As the glacier began its final withdrawal about 18,000 years ago, water from the melting ice carried and sorted finer material, forming the gently sloping southern and interlobate outwash plains of the Upper and Lower Cape (see [pages 26-27]). Braided meltwater streams covered the ice chunks that the retreating glacier had dropped in thick, insulating layers of outwash material. Eventually, perhaps centuries later, the buried ice melted and the glacial debris above it sank, creating the hundreds of kettle holes that are characteristic of so much of the Cape’s topography.

As the great ice sheets melted, the sea level began to rise, forcing the Cape’s fresh groundwater upward. When the freshwater level intersected with these kettle holes, the Cape’s numerous kettle ponds, so clear and deep, came into being. In some places these meltwater deposits and kettle holes form a highly irregular landscape of hills and hollows, such as the “kame and kettle” fields of Eastham, which can be seen on the bike trail from the Salt Pond Visitor Center to Coast Guard Beach.

Farther north a prominent series of east-west valleys cross the high plains of Wellfleet and Truro, separated by the so-called “hogback” hills of Truro. Most of these valleys only partially cross the Lower Cape. An exception is the Pamet River Valley, which traverses the entire forearm of the Cape, separated from the ocean at its eastern end only by a fragile line of dunes that is sometimes broken through by major storms.
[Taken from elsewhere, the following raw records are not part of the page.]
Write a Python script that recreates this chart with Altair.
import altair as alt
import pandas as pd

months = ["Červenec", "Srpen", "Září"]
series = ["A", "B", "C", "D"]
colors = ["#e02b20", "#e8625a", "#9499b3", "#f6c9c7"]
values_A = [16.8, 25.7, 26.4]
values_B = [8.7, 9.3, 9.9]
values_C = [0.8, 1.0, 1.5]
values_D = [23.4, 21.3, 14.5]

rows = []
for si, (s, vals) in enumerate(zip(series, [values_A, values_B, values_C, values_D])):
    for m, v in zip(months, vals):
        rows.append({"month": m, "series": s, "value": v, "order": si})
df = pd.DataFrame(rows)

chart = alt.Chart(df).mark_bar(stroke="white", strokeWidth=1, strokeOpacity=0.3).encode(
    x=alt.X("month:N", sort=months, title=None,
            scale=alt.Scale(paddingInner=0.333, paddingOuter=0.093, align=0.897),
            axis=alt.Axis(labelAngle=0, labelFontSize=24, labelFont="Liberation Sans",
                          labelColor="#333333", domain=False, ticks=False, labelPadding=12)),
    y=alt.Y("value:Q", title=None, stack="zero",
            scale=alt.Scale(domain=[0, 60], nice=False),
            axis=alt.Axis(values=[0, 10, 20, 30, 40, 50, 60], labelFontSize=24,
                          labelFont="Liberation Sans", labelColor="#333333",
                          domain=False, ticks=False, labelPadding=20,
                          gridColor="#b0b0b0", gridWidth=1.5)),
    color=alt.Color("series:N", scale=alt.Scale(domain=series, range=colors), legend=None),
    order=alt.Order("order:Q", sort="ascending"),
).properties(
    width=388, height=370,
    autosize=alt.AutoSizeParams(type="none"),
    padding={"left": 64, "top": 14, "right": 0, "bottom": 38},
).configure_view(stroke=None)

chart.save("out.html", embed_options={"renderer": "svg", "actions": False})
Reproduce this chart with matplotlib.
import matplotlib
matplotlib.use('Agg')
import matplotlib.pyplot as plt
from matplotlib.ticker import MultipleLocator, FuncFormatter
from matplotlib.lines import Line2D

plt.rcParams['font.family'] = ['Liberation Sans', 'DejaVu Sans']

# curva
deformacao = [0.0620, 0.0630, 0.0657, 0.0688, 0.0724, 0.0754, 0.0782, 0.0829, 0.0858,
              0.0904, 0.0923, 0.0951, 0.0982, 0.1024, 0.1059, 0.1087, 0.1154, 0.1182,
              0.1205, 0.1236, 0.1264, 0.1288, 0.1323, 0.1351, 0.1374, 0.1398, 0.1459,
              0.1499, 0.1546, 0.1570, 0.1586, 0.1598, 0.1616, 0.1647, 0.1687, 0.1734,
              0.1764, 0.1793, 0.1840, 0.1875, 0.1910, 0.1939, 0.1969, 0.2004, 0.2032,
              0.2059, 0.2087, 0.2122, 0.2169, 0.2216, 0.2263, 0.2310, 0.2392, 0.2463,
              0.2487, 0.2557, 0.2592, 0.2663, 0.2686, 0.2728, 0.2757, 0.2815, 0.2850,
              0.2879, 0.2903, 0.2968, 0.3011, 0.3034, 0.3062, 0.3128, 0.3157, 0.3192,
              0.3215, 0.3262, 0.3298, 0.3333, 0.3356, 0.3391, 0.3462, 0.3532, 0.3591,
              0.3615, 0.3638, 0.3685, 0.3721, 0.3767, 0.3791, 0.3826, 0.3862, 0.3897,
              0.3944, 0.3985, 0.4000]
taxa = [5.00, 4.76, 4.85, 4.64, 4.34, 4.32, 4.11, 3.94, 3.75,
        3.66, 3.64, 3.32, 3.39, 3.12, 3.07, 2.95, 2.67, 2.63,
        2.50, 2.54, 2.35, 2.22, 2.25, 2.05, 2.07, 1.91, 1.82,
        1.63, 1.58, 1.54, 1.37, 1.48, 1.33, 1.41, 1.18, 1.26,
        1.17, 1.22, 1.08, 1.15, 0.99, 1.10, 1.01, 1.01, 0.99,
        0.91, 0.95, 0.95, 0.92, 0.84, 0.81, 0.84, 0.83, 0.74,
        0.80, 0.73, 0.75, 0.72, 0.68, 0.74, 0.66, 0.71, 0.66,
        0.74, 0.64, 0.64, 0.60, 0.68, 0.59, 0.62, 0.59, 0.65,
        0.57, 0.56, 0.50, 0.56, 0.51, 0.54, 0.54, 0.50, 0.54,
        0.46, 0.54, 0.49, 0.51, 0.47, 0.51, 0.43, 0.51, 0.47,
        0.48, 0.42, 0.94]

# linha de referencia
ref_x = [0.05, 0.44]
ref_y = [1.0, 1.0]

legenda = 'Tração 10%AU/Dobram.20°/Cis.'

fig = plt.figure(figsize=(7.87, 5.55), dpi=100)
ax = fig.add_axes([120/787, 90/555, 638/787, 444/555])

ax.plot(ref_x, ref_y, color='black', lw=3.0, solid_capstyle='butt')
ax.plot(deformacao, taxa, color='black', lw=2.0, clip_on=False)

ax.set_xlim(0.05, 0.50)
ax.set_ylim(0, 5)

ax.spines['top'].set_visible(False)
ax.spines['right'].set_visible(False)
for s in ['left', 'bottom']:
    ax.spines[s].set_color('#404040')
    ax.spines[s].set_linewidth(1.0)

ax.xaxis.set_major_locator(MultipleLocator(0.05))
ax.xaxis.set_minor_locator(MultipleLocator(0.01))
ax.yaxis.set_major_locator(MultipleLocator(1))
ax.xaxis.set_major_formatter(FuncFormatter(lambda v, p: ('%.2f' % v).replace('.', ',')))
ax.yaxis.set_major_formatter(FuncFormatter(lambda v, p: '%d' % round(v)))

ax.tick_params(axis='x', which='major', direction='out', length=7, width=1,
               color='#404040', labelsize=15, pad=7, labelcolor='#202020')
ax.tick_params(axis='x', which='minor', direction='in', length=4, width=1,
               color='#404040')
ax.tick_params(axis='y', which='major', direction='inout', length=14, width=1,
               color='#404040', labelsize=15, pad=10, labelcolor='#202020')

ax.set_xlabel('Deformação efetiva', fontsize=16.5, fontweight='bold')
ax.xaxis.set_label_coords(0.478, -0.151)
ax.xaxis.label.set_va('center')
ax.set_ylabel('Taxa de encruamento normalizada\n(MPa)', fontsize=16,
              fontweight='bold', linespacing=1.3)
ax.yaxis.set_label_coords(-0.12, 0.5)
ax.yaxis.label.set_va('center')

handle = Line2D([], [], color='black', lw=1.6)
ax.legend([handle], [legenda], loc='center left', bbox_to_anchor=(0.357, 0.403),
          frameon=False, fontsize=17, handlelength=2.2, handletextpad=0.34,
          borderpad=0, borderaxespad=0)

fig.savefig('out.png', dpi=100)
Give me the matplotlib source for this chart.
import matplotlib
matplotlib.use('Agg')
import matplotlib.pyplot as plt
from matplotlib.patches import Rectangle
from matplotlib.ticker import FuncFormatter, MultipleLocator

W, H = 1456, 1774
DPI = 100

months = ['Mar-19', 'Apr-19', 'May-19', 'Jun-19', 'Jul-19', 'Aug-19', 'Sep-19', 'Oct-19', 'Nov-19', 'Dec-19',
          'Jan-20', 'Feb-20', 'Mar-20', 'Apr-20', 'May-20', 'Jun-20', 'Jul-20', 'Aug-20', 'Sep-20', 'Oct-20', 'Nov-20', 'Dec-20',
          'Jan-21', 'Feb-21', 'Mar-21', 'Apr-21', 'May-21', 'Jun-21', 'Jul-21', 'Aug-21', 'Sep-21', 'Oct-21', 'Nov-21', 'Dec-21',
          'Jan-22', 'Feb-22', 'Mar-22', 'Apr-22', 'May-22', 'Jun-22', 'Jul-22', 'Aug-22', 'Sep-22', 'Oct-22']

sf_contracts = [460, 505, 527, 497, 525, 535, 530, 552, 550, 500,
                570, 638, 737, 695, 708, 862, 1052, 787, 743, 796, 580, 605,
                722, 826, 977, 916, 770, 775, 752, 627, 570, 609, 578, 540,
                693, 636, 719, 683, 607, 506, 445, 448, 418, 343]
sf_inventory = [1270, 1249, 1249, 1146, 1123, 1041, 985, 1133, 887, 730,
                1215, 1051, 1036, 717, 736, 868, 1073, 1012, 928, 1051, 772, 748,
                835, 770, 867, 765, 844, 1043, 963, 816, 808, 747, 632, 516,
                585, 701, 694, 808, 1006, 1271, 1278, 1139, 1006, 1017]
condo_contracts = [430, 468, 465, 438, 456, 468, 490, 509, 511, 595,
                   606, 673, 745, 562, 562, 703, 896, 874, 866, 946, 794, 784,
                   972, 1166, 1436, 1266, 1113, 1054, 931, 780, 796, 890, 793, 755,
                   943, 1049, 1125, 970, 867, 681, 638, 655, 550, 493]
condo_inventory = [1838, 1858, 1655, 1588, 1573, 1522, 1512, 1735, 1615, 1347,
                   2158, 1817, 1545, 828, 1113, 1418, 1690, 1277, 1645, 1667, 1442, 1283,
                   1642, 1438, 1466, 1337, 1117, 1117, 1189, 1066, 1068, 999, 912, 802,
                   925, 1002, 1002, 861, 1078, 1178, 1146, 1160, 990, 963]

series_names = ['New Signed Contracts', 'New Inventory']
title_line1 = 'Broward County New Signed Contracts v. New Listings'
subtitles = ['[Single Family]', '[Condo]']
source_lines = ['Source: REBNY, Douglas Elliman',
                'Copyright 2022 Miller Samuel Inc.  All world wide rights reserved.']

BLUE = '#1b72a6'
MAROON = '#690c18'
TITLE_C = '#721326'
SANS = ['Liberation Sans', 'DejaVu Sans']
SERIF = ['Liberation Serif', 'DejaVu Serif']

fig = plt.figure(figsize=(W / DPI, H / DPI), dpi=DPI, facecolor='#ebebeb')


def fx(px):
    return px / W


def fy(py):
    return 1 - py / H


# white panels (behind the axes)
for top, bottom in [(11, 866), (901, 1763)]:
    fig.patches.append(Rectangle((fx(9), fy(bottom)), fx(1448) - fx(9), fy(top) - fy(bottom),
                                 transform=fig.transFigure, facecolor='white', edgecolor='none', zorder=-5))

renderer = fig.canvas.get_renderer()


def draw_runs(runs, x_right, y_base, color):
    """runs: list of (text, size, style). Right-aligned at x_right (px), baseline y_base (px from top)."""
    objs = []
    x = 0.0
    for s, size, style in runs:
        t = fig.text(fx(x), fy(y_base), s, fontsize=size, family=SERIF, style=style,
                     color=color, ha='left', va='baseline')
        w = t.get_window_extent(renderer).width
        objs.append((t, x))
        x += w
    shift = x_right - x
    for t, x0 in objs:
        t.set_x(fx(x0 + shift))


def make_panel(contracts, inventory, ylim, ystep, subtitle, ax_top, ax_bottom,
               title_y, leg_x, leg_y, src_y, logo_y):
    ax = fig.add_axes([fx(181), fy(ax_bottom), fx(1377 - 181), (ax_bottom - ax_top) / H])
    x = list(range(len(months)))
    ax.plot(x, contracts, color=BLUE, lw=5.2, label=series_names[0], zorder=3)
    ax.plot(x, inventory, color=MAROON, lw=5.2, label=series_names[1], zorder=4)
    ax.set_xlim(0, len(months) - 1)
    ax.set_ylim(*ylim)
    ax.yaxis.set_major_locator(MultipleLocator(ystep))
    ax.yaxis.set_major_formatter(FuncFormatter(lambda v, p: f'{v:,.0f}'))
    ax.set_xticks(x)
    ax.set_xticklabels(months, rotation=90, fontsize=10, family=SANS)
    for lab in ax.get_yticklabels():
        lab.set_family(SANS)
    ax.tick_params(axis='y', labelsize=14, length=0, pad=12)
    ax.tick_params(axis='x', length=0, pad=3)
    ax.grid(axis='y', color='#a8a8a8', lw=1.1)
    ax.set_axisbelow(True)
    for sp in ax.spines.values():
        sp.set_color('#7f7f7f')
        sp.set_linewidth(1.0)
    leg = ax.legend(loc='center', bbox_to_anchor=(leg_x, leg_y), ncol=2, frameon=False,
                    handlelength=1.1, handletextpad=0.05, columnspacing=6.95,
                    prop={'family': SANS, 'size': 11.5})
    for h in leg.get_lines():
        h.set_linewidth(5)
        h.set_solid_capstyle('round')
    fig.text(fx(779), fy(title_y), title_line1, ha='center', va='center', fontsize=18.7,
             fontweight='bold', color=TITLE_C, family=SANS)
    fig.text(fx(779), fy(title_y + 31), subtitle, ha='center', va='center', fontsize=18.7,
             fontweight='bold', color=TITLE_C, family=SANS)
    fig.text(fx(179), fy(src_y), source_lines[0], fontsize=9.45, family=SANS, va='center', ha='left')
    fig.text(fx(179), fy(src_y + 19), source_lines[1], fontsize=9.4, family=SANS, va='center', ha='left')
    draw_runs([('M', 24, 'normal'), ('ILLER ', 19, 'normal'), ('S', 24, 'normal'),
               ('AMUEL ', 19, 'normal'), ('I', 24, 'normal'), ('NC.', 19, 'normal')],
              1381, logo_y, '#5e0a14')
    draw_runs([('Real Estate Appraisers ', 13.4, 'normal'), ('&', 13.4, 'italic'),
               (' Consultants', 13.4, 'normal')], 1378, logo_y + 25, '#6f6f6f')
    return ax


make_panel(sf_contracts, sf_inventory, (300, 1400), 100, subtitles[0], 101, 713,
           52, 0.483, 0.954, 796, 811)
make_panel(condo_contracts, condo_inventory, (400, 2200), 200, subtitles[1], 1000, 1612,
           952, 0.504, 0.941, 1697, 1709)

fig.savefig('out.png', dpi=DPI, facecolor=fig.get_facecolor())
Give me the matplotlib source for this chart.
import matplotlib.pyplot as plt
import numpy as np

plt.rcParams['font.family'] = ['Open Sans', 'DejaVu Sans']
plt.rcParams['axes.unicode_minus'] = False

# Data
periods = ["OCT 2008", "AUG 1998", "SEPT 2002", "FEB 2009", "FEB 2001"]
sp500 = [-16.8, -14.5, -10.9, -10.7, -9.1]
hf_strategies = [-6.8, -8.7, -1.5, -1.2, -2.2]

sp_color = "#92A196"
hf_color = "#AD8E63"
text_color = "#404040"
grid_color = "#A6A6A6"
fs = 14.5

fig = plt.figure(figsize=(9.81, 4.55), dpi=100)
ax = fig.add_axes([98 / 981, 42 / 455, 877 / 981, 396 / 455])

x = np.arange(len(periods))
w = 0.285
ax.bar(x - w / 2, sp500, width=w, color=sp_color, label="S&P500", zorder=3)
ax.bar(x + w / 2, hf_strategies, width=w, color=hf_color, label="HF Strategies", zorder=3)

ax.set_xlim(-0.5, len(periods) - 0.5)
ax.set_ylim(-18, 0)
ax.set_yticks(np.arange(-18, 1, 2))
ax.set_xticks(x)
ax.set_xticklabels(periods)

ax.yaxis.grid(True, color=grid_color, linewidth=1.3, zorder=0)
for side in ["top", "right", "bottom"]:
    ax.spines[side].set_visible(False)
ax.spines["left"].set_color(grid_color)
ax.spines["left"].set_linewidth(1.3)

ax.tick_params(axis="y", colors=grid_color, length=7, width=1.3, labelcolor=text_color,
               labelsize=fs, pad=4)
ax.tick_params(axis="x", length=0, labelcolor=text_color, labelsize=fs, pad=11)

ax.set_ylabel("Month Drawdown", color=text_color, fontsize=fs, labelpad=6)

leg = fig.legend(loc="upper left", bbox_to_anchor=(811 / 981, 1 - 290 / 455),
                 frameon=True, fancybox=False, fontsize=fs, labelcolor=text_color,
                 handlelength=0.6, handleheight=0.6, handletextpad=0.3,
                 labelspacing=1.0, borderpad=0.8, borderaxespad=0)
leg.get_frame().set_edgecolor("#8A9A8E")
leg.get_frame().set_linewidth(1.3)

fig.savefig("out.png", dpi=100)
For many years geologists believed these valleys were carved out by glacial meltwater streams, but a more recent theory suggests a different origin, based on a phenomenon known as “spring sapping.” Spring sapping occurs when water emerges at the surface of a plain to form a spring, or seep, which then erodes back up the plain toward its head. There is evidence that during the final period of glacial retreat a large freshwater glacial lake existed to the east of Cape Cod. The surface of this lake may have been as much as 80 feet above present sea level, providing a powerful head of water that may have leaked through the porous outwash material of the Lower Cape, producing springs that created the valleys we see today. However they were formed, most of these valley beds are dry today, or else they carry only the small, sluggish streams that constitute Cape Cod’s “rivers.”

Kettle ponds formed over time as underground freshwater filled glacial depressions. Today the life in these ponds can be quickly affected by humans.

After the glacier’s final withdrawal, Cape Cod was only a rough sketch of its present streamlined form. Its moraines, high tablelands, valleys, and kame fields stood high and dry amid the surrounding coastal plain that stretched a hundred miles to the south and east, as far as the present-day Georges Banks.

The sea, however, continued to rise and advance, gradually filling the Gulf of Maine and covering the continental shelf. It probably reached the edge of the glacial Cape some 5,000-6,000 years ago. Now the rough-hewn shapes left by the ice began to undergo a process of planing, smoothing, elaboration, and elongation under the more subtle hands of the sea. Currents, tides, and storms began to chew away at the outer shores of the Lower Cape, creating in time what is surely the most impressive feature of the Seashore, and perhaps the quintessential Cape Cod landscape: the great marine scarp, or sea cliff, of the Outer Beach.

Stretching some 15 miles from Coast Guard Beach in Eastham to Head of the Meadow Beach in North Truro, this curved headland presents a nearly unbroken, undulating bulwark of bold, eroding bluffs, composed of clay and sand and ranging in height from 30 to more than 170 feet above the beach. From South Wellfleet to North Truro the smooth rim of the sea cliff is marked by a half-dozen pronounced dips or “hollows,” which are the eroded cross-sections of relict valleys. These hollows were later to play an important part in the human history of this beach.

To the casual observer the cliff face appears uniform, lying at a general “angle of repose” of some 27 degrees to the horizon. But look closely and you will see that, as the Colorado River has done through the Grand Canyon, the sea has cut open the geologic book of the Cape’s history, exposing thousands of years of history. Alternating layers of till—rock debris deposited by the ice—meltwater-deposited sand and gravel, and clayey silt tell of the glacial advance and withdrawal, of inundation and ebb by the sea. Large outcrops of blue clay, such as the 25-foot thick “Clay Pounds” just north of Highland Light, are the result of glacial lake sediments deposited during the last deglaciation.